TO BE DONE → Pick out the lines below with "that" and list them.

Entries with chart source code →
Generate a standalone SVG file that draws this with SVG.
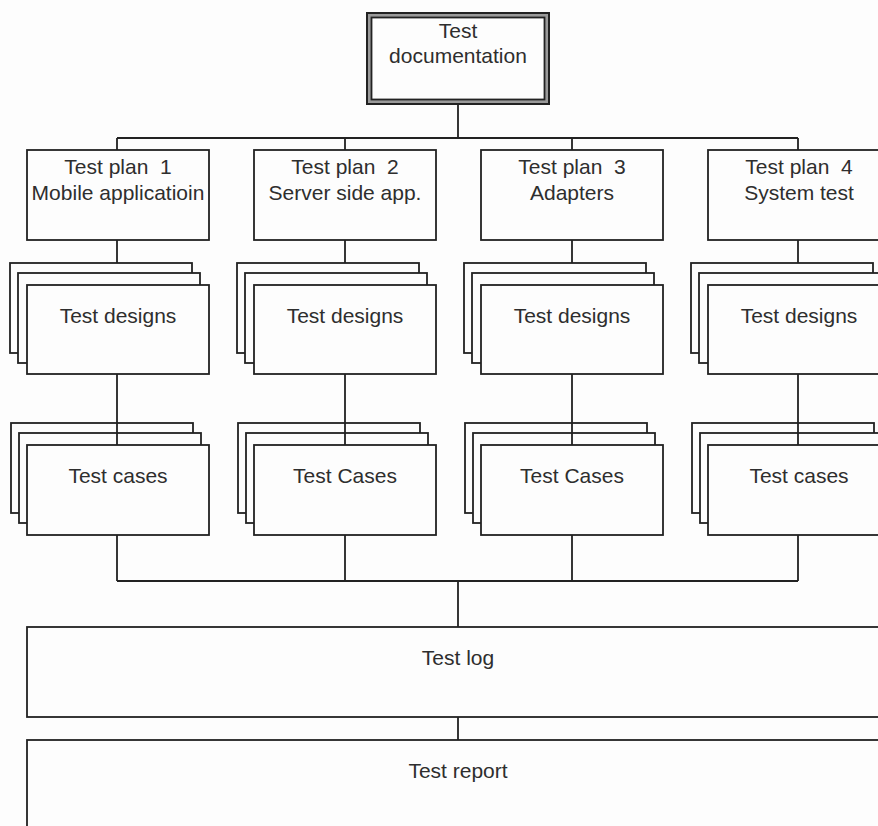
<svg xmlns="http://www.w3.org/2000/svg" width="878" height="826" viewBox="0 0 878 826">
<defs>
<style>
.b{fill:#fdfdfd;stroke:#222;stroke-width:1.8}
.t{font-family:"Liberation Sans",Arial,sans-serif;font-size:21px;fill:#2e2e2e;text-anchor:middle;white-space:pre}
.c{fill:none;stroke:#222;stroke-width:1.8}
</style>
</defs>
<rect width="878" height="826" fill="#fdfdfd"/>
<g id="root">
<rect x="367" y="13" width="182" height="91" fill="#9a9a9a" stroke="#222" stroke-width="2"/>
<rect x="371.5" y="17.5" width="173" height="82" fill="#fdfdfd" stroke="#222" stroke-width="1.8"/>
<text class="t" x="458" y="38">Test</text>
<text class="t" x="458" y="63">documentation</text>
</g>
<g id="plan1"><rect class="b" x="27" y="150" width="182" height="90"/><text class="t" x="118" y="174">Test plan  1</text><text class="t" x="118" y="200">Mobile applicatioin</text></g>
<g id="plan2"><rect class="b" x="254" y="150" width="182" height="90"/><text class="t" x="345" y="174">Test plan  2</text><text class="t" x="345" y="200">Server side app.</text></g>
<g id="plan3"><rect class="b" x="481" y="150" width="182" height="90"/><text class="t" x="572" y="174">Test plan  3</text><text class="t" x="572" y="200">Adapters</text></g>
<g id="plan4"><rect class="b" x="708" y="150" width="182" height="90"/><text class="t" x="799" y="174">Test plan  4</text><text class="t" x="799" y="200">System test</text></g>
<g id="designs1"><rect class="b" x="10" y="263" width="182" height="90"/><rect class="b" x="18" y="273" width="182" height="90"/><rect class="b" x="27" y="285" width="182" height="89"/><text class="t" x="118" y="323">Test designs</text></g>
<g id="designs2"><rect class="b" x="237" y="263" width="182" height="90"/><rect class="b" x="245" y="273" width="182" height="90"/><rect class="b" x="254" y="285" width="182" height="89"/><text class="t" x="345" y="323">Test designs</text></g>
<g id="designs3"><rect class="b" x="464" y="263" width="182" height="90"/><rect class="b" x="472" y="273" width="182" height="90"/><rect class="b" x="481" y="285" width="182" height="89"/><text class="t" x="572" y="323">Test designs</text></g>
<g id="designs4"><rect class="b" x="691" y="263" width="182" height="90"/><rect class="b" x="699" y="273" width="182" height="90"/><rect class="b" x="708" y="285" width="182" height="89"/><text class="t" x="799" y="323">Test designs</text></g>
<g id="cases1"><rect class="b" x="11" y="423" width="182" height="90"/><rect class="b" x="19" y="433" width="182" height="90"/><rect class="b" x="27" y="445" width="182" height="90"/><text class="t" x="118" y="483">Test cases</text></g>
<g id="cases2"><rect class="b" x="238" y="423" width="182" height="90"/><rect class="b" x="246" y="433" width="182" height="90"/><rect class="b" x="254" y="445" width="182" height="90"/><text class="t" x="345" y="483">Test Cases</text></g>
<g id="cases3"><rect class="b" x="465" y="423" width="182" height="90"/><rect class="b" x="473" y="433" width="182" height="90"/><rect class="b" x="481" y="445" width="182" height="90"/><text class="t" x="572" y="483">Test Cases</text></g>
<g id="cases4"><rect class="b" x="692" y="423" width="182" height="90"/><rect class="b" x="700" y="433" width="182" height="90"/><rect class="b" x="708" y="445" width="182" height="90"/><text class="t" x="799" y="483">Test cases</text></g>
<g id="log"><rect class="b" x="27" y="627" width="870" height="90"/><text class="t" x="458" y="665">Test log</text></g>
<g id="report"><rect class="b" x="27" y="740" width="870" height="100"/><text class="t" x="458" y="778">Test report</text></g>
<g id="connectors">
<path class="c" d="M458 104V138M117 138H798M117 138V150M345 138V150M572 138V150M798 138V150"/>
<path class="c" d="M117 240V263M345 240V263M572 240V263M798 240V263"/>
<path class="c" d="M117 374V445M345 374V445M572 374V445M798 374V445"/>
<path class="c" d="M117 535V581M345 535V581M572 535V581M798 535V581M117 581H798M458 581V627M458 717V740"/>
</g>
</svg>
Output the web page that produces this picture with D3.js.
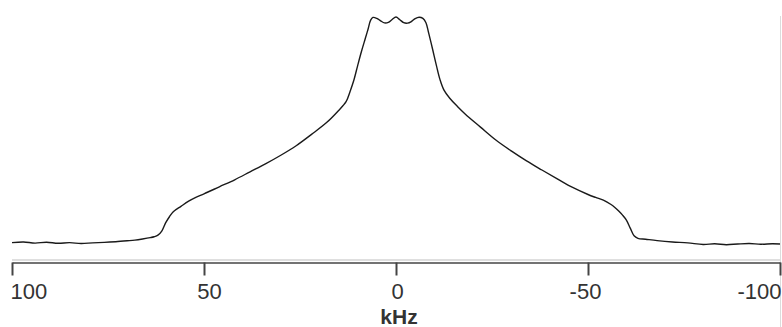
<!DOCTYPE html>
<html>
<head>
<meta charset="utf-8">
<script src="https://cdn.jsdelivr.net/npm/d3@7"></script>
<style>
  html, body { margin: 0; padding: 0; background: #fff; }
  svg { display: block; }
</style>
</head>
<body>
<svg id="chart" width="782" height="327"></svg>
<script>
// Frequency offset (kHz) and relative intensity of the powder spectrum
const freq = [
  100, 97, 94, 91, 88, 85, 82, 79, 76, 73, 70, 68, 66, 64, 63, 62, 61, 60, 59, 58,
  56, 54, 52, 50, 46, 42, 38, 34, 30, 26, 22, 18, 15, 13, 12, 11, 10, 9, 8, 7.3,
  6.6, 6, 5, 4, 3, 2, 1, 0, -1, -2, -3, -4, -5, -6, -7, -7.8, -8.5, -9.5, -10.5, -11.5,
  -12.5, -14, -16, -18, -22, -26, -30, -34, -38, -42, -46, -50, -52, -54, -56, -57, -58, -59, -60, -61,
  -62, -63, -65, -68, -72, -76, -80, -83, -86, -89, -92, -95, -98, -100
];
const intensity = [
  0.6, 0.9, 0.4, 0.8, 0.3, 0.6, 0.2, 0.5, 0.7, 1.0, 1.4, 1.7, 2.2, 2.8, 3.2, 3.9, 5.7, 9.3, 12.0, 14.2,
  16.6, 18.9, 20.7, 22.1, 25.2, 28.3, 31.8, 35.3, 39.1, 43.3, 48.3, 53.6, 58.7, 62.7, 67.0, 72.0, 78.5, 84.8, 90.5, 94.5,
  98.6, 99.8, 99.4, 98.3, 97.4, 97.6, 98.9, 100.0, 98.8, 97.5, 97.3, 98.0, 99.3, 99.9, 99.4, 97.5, 93.0, 86.0, 78.8, 72.2,
  67.8, 64.2, 60.6, 57.3, 51.5, 45.8, 41.0, 36.6, 32.6, 28.7, 24.9, 21.8, 20.5, 19.3, 17.4, 16.1, 14.5, 12.7, 10.5, 7.0,
  3.6, 2.5, 2.1, 1.5, 0.9, 0.5, -0.2, 0.1, -0.3, 0.0, 0.2, -0.1, 0.1, 0.0
];
const tickValues = [100, 50, 0, -50, -100];
const tickLabels = ["100", "50", "0", "-50", "-100"];
const axisTitle = "kHz";

const svg = d3.select("#chart");
const font = "'Liberation Sans', Arial, Helvetica, sans-serif";

const x = d3.scaleLinear().domain([100, -100]).range([12, 780]);
const y = d3.scaleLinear().domain([0, 100]).range([244, 17]);

// light frame edges of the plot region
svg.append("line")
  .attr("x1", x(100)).attr("x2", x(-100))
  .attr("y1", 260).attr("y2", 260)
  .attr("stroke", "#d4d4d4").attr("stroke-width", 1.5);
svg.append("line")
  .attr("x1", 780.5).attr("x2", 780.5)
  .attr("y1", 16).attr("y2", 327)
  .attr("stroke", "#dcdcdc").attr("stroke-width", 1);

// spectrum trace
const pts = freq.map((f, i) => [f, intensity[i]]);
const line = d3.line()
  .x(d => x(d[0]))
  .y(d => y(d[1]))
  .curve(d3.curveCatmullRom.alpha(0.5));

svg.append("path")
  .datum(pts)
  .attr("d", line)
  .attr("fill", "none")
  .attr("stroke", "#1a1a1a")
  .attr("stroke-width", 1.4)
  .attr("stroke-linejoin", "round");

// frequency axis
const axis = d3.axisBottom(x)
  .tickValues(tickValues)
  .tickFormat((d, i) => tickLabels[i])
  .tickSize(13)
  .tickSizeOuter(0)
  .tickPadding(8);

const gAxis = svg.append("g")
  .attr("transform", "translate(0,262.5)")
  .call(axis);

gAxis.select(".domain")
  .attr("stroke", "#444")
  .attr("stroke-width", 1.6);
gAxis.selectAll(".tick line")
  .attr("stroke", "#444")
  .attr("stroke-width", 2);
gAxis.selectAll(".tick text")
  .attr("fill", "#333")
  .style("font-family", font)
  .style("font-size", "22px")
  .attr("text-anchor", d => d === 100 ? "start" : d === -100 ? "end" : "middle")
  .attr("dx", d => d === 100 ? -2 : d === -100 ? 1 : d === 50 ? 5 : d === -50 ? -3 : 1);

svg.append("text")
  .attr("x", x(0) + 3)
  .attr("y", 324)
  .attr("text-anchor", "middle")
  .attr("fill", "#333")
  .style("font-family", font)
  .style("font-size", "21px")
  .style("font-weight", "bold")
  .text(axisTitle);
</script>
</body>
</html>
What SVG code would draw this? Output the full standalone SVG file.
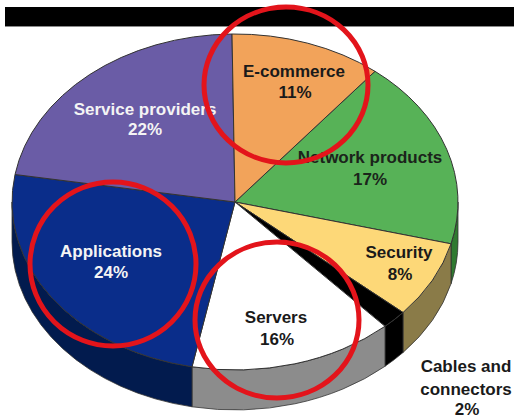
<svg xmlns="http://www.w3.org/2000/svg" width="514" height="418" viewBox="0 0 514 418">
<style>
.top{stroke:#333;stroke-width:1;stroke-linejoin:round}
.side{stroke:#333;stroke-width:0.8;stroke-linejoin:round}
.lbl{font-family:"Liberation Sans",Arial,sans-serif;font-weight:bold;font-size:17px;text-anchor:middle}
.dark{fill:#1a1a1a}
.light{fill:#f4f4f4}
.ring{fill:none;stroke:#e3141b;stroke-width:5}
</style>
<rect x="0" y="0" width="514" height="418" fill="#ffffff"/>
<rect x="5" y="7" width="509" height="19" fill="#000000"/>
<line x1="5" y1="26.5" x2="514" y2="26.5" stroke="#8a8a8a" stroke-width="1"/>

<g id="network-products">
<path class="side" d="M458,202 A223,168 0 0 1 451,243.8 L451,283.8 A223,168 0 0 0 458,242 Z" fill="#2f7a30"/>
<path class="top" d="M235,202 L375,71.3 A223,168 0 0 1 451,243.8 Z" fill="#57b257"/>
<text class="lbl" x="370" y="163" fill="#1b241b">Network products</text>
<text class="lbl" x="370" y="185" fill="#1b241b">17%</text>
</g>

<g id="security">
<path class="side" d="M451,243.8 A223,168 0 0 1 403,312.5 L403,352.5 A223,168 0 0 0 451,283.8 Z" fill="#8a7b48"/>
<path class="top" d="M235,202 L451,243.8 A223,168 0 0 1 403,312.5 Z" fill="#fdd878"/>
<text class="lbl dark" x="399" y="258">Security</text>
<text class="lbl dark" x="400" y="280">8%</text>
</g>

<g id="cables-and-connectors">
<path class="side" d="M403,312.5 A223,168 0 0 1 385,326.3 L385,366.3 A223,168 0 0 0 403,352.5 Z" fill="#000000"/>
<path class="top" d="M235,202 L403,312.5 A223,168 0 0 1 385,326.3 Z" fill="#000000"/>
<text class="lbl dark" x="466" y="372">Cables and</text>
<text class="lbl dark" x="466" y="395">connectors</text>
<text class="lbl dark" x="467" y="415">2%</text>
</g>

<g id="servers">
<path class="side" d="M385,326.3 A223,168 0 0 1 192,366.8 L192,406.8 A223,168 0 0 0 385,366.3 Z" fill="#8c8c8c"/>
<path class="top" d="M235,202 L385,326.3 A223,168 0 0 1 192,366.8 Z" fill="#ffffff"/>
<text class="lbl dark" x="276" y="323">Servers</text>
<text class="lbl dark" x="277" y="345">16%</text>
</g>

<g id="applications">
<path class="side" d="M192,366.8 A223,168 0 0 1 12,202 L12,242 A223,168 0 0 0 192,406.8 Z" fill="#021b4e"/>
<path class="top" d="M235,202 L192,366.8 A223,168 0 0 1 15,174.5 Z" fill="#0a2d8a"/>
<text class="lbl light" x="111" y="257">Applications</text>
<text class="lbl light" x="111" y="278">24%</text>
</g>

<g id="service-providers">
<path class="top" d="M235,202 L15,174.5 A223,168 0 0 1 232,34 Z" fill="#6a5ca6"/>
<text class="lbl light" x="145" y="115">Service providers</text>
<text class="lbl light" x="145" y="135">22%</text>
</g>

<g id="e-commerce">
<path class="top" d="M235,202 L232,34 A223,168 0 0 1 375,71.3 Z" fill="#f2a35a"/>
<text class="lbl dark" x="294" y="77">E-commerce</text>
<text class="lbl dark" x="295" y="98">11%</text>
</g>

<g id="highlights">
<ellipse class="ring" cx="286" cy="85" rx="82" ry="78"/>
<ellipse class="ring" cx="113" cy="264" rx="83" ry="82"/>
<ellipse class="ring" cx="277" cy="320" rx="82" ry="78"/>
</g>
</svg>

WRITTEN REPLY →
Generate a standalone SVG file that draws this with SVG.
Output the web page that produces this picture with D3.js.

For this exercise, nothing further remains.